-- TASK OBJECTIVE --
Search the data for the string "this" and extract every line where it appears.

Source records:
****************

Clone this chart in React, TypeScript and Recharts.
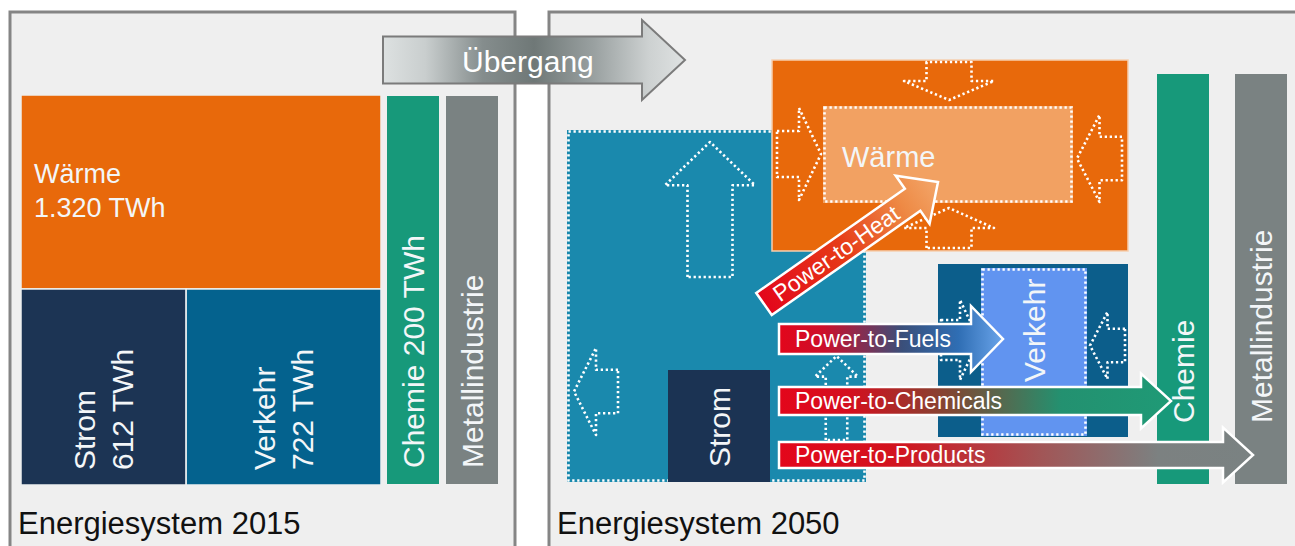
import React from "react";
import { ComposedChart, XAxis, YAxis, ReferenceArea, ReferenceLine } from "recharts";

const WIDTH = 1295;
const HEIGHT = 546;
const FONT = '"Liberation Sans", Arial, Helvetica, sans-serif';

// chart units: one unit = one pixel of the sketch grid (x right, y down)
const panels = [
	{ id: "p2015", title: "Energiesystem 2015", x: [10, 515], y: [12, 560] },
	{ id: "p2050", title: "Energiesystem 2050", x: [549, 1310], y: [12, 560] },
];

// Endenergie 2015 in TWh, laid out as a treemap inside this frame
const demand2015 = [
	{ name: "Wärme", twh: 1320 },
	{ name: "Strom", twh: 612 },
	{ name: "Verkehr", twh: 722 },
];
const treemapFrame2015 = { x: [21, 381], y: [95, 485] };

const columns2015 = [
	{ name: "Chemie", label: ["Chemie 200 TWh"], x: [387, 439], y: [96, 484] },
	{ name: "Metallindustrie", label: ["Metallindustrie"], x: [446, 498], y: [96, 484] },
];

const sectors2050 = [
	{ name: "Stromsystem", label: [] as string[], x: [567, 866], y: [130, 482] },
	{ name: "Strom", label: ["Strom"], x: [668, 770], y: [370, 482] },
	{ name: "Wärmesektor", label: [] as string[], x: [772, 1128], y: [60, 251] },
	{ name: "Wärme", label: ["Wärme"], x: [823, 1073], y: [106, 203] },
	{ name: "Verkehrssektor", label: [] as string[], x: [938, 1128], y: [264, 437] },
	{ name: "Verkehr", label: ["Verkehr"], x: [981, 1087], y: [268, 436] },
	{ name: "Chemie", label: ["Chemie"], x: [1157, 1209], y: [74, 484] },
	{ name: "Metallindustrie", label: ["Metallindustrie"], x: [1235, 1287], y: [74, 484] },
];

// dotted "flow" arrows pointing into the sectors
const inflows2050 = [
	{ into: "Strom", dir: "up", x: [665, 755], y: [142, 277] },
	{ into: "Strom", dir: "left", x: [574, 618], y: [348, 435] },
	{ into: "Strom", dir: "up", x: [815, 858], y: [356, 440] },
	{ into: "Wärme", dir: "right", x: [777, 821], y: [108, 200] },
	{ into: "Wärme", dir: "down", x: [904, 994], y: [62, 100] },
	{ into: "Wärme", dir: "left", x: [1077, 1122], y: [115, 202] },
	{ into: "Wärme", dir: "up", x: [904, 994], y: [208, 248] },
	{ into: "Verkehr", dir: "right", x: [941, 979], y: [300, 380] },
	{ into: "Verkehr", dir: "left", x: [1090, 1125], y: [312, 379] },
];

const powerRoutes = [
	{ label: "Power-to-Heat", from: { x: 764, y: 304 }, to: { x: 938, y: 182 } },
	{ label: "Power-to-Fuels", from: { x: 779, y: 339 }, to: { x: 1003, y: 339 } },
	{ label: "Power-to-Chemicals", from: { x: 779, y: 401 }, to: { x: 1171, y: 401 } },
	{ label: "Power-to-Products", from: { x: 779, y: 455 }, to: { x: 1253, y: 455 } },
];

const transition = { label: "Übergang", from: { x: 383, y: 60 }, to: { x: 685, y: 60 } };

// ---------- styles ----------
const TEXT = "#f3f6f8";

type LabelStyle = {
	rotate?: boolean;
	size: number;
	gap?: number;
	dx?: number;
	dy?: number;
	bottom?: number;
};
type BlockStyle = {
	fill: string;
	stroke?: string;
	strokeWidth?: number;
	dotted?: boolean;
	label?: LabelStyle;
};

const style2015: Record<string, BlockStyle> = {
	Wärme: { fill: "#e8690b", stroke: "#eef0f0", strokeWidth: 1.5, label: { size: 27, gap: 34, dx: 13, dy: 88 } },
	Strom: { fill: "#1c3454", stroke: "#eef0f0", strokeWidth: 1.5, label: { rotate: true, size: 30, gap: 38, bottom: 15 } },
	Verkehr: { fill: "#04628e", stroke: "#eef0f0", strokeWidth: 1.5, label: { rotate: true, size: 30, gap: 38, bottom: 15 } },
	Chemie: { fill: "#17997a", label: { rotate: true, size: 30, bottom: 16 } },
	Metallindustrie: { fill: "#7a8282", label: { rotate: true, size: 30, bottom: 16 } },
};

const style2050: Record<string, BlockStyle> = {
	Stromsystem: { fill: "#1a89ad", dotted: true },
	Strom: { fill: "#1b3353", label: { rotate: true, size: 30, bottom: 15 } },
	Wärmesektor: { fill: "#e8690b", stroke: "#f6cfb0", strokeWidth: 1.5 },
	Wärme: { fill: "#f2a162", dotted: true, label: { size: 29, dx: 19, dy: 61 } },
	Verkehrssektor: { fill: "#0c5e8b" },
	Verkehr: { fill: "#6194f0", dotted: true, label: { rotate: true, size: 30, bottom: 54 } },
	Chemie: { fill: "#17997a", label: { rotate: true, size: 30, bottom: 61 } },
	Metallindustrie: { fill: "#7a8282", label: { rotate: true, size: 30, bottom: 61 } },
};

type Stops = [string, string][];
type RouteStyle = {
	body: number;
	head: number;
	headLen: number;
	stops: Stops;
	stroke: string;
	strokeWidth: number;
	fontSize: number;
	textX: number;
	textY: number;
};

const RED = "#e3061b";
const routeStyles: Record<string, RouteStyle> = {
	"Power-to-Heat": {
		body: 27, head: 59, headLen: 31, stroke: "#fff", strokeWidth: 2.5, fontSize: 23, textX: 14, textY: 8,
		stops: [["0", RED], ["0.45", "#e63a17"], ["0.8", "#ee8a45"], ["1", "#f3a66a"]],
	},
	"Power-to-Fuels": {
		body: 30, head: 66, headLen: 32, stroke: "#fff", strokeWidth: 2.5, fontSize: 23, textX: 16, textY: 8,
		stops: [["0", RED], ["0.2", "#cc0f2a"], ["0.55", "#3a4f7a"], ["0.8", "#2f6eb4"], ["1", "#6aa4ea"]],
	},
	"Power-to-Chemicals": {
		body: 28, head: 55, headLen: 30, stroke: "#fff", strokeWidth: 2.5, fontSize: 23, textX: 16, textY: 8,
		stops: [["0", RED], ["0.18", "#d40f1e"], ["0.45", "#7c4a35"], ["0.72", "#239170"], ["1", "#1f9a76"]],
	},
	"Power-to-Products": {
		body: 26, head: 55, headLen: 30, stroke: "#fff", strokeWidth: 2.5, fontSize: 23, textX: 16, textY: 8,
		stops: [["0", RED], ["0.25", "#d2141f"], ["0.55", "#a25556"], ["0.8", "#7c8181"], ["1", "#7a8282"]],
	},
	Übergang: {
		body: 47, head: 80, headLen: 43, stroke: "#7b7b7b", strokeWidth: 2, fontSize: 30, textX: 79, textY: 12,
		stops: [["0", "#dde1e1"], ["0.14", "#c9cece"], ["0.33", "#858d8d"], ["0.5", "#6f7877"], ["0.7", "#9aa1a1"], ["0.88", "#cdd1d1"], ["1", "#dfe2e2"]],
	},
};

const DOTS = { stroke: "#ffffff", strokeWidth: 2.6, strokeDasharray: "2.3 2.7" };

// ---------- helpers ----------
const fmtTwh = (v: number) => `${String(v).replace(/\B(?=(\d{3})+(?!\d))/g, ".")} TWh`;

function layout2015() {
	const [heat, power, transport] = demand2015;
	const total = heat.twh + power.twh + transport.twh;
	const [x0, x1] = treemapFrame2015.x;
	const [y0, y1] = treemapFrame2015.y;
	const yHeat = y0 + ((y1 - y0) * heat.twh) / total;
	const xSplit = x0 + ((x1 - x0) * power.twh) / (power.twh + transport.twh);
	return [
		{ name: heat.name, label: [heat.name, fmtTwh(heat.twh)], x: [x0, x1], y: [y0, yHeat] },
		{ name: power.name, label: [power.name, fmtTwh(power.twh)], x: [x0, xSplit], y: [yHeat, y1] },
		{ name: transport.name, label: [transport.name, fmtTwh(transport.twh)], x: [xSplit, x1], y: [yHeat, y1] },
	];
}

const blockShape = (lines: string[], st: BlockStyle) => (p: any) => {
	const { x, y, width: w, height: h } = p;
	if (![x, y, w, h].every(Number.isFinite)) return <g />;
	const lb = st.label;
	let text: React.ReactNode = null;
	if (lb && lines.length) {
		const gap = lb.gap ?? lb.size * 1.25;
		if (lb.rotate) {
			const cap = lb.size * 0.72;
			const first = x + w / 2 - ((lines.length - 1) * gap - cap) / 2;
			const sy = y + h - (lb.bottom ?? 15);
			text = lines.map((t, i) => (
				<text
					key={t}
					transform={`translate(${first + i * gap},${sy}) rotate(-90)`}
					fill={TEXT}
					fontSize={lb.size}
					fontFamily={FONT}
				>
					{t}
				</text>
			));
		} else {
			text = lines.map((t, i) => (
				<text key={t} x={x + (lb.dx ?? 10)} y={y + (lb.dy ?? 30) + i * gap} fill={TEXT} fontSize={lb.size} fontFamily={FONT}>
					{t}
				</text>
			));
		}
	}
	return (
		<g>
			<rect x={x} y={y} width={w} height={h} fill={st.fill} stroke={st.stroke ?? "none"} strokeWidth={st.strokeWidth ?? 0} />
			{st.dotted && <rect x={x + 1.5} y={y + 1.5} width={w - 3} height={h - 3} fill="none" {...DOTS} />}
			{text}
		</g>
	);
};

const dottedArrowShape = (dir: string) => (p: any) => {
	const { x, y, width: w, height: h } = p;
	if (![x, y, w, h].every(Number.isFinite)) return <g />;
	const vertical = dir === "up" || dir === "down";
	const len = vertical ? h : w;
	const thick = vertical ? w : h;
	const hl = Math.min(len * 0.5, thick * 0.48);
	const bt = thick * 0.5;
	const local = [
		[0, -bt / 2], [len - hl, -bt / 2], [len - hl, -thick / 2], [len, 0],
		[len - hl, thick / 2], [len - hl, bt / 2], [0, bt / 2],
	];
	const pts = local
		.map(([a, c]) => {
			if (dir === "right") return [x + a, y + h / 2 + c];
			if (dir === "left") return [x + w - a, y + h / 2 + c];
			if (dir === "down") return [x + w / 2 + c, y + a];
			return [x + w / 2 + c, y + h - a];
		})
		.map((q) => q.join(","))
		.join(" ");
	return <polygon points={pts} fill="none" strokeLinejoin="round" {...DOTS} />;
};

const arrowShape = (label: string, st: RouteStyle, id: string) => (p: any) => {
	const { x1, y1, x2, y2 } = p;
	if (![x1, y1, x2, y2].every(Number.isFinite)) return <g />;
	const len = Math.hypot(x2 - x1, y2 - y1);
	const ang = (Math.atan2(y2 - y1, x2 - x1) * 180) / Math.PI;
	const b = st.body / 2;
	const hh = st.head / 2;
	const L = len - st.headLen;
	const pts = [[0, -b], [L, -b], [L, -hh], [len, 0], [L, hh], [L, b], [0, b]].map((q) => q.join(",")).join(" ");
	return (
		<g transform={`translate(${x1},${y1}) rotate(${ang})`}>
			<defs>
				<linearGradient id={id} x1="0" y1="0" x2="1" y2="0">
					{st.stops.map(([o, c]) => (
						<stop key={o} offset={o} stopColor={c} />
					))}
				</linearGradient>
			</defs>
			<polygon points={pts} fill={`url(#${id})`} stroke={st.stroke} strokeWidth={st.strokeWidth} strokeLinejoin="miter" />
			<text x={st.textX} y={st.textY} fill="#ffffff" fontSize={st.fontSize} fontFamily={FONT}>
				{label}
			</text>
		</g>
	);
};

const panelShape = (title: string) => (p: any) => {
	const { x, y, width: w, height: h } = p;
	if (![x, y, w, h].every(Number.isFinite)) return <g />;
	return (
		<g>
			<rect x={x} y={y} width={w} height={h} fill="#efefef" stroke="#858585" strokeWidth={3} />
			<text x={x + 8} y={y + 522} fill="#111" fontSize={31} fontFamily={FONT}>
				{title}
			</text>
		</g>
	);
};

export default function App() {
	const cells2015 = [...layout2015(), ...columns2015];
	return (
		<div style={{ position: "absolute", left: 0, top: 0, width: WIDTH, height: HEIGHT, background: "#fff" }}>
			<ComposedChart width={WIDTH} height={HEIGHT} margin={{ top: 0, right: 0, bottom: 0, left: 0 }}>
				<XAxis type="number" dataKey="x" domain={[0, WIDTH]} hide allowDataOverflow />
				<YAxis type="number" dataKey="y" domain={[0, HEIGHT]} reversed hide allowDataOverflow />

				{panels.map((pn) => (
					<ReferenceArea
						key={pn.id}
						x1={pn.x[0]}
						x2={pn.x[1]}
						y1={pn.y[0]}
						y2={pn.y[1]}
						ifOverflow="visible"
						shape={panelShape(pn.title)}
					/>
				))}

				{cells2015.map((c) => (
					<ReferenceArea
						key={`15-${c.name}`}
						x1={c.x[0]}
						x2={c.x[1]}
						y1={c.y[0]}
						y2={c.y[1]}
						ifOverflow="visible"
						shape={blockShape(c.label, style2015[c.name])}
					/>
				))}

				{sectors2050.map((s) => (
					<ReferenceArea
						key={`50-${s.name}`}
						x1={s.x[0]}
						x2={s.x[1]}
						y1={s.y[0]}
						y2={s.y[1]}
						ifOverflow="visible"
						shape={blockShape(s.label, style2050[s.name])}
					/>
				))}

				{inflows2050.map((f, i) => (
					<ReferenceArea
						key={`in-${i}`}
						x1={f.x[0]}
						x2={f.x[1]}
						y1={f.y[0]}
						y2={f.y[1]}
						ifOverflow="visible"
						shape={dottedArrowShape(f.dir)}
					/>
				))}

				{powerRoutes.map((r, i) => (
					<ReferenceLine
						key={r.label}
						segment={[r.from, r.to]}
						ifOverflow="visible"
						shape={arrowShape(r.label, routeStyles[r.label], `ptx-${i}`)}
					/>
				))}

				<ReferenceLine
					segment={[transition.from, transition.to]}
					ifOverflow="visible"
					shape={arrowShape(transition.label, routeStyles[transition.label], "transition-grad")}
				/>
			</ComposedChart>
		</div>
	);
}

****************

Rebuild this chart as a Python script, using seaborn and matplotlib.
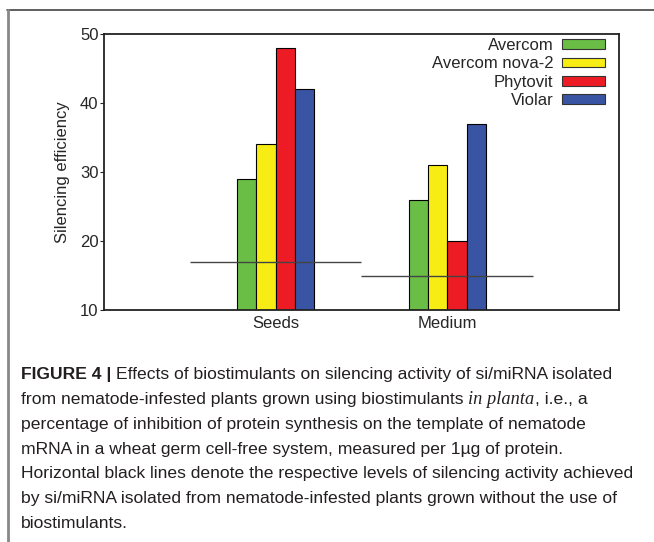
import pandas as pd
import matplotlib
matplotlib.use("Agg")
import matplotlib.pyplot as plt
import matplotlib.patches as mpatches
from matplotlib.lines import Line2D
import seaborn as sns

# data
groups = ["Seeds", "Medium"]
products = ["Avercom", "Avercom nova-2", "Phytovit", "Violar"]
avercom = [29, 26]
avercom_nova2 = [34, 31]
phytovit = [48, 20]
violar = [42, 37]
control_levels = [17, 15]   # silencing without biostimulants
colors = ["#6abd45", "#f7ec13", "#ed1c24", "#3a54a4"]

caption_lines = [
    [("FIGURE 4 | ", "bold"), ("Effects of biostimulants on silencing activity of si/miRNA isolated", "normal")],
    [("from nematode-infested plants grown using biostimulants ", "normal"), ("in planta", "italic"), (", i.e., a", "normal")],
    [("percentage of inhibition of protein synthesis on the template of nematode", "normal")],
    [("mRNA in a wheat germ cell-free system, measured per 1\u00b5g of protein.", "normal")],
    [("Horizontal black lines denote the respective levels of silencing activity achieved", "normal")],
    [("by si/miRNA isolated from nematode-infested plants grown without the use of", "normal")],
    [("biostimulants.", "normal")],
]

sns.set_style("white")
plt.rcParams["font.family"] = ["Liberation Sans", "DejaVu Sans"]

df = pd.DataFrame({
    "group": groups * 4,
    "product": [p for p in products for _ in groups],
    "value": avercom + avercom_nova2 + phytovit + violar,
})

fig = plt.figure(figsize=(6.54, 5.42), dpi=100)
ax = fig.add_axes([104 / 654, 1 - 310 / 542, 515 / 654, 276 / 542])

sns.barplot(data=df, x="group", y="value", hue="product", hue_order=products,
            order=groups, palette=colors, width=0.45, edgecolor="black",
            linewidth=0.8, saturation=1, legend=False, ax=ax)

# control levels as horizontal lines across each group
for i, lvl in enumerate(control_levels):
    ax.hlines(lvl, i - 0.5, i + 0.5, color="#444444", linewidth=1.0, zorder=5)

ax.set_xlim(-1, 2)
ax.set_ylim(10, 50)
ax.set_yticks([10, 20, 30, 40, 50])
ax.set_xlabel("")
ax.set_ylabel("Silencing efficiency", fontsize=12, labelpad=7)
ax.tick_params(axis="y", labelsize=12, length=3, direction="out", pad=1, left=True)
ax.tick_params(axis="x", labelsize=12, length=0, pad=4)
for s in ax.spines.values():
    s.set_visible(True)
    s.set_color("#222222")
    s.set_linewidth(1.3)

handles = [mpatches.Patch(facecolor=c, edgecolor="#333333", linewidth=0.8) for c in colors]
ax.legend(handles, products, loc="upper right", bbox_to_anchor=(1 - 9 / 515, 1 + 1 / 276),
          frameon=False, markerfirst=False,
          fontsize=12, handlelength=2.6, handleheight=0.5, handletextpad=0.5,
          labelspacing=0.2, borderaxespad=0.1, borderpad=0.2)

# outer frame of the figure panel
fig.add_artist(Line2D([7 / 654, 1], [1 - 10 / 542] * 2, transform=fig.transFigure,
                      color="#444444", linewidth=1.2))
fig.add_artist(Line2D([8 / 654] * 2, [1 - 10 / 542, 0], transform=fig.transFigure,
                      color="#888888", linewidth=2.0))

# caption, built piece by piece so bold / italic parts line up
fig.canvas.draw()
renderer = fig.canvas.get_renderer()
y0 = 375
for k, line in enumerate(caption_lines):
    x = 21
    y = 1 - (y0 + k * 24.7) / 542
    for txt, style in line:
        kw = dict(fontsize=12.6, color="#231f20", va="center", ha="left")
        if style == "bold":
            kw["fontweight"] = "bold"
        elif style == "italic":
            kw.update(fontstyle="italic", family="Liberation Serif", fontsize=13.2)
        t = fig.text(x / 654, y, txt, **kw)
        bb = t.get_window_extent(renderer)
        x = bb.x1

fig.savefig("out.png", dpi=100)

****************

-- THE ANSWER --
Clone this chart in React, TypeScript and Recharts.
// Endenergie 2015 in TWh, laid out as a treemap inside this frame
Rebuild this chart as a Python script, using seaborn and matplotlib.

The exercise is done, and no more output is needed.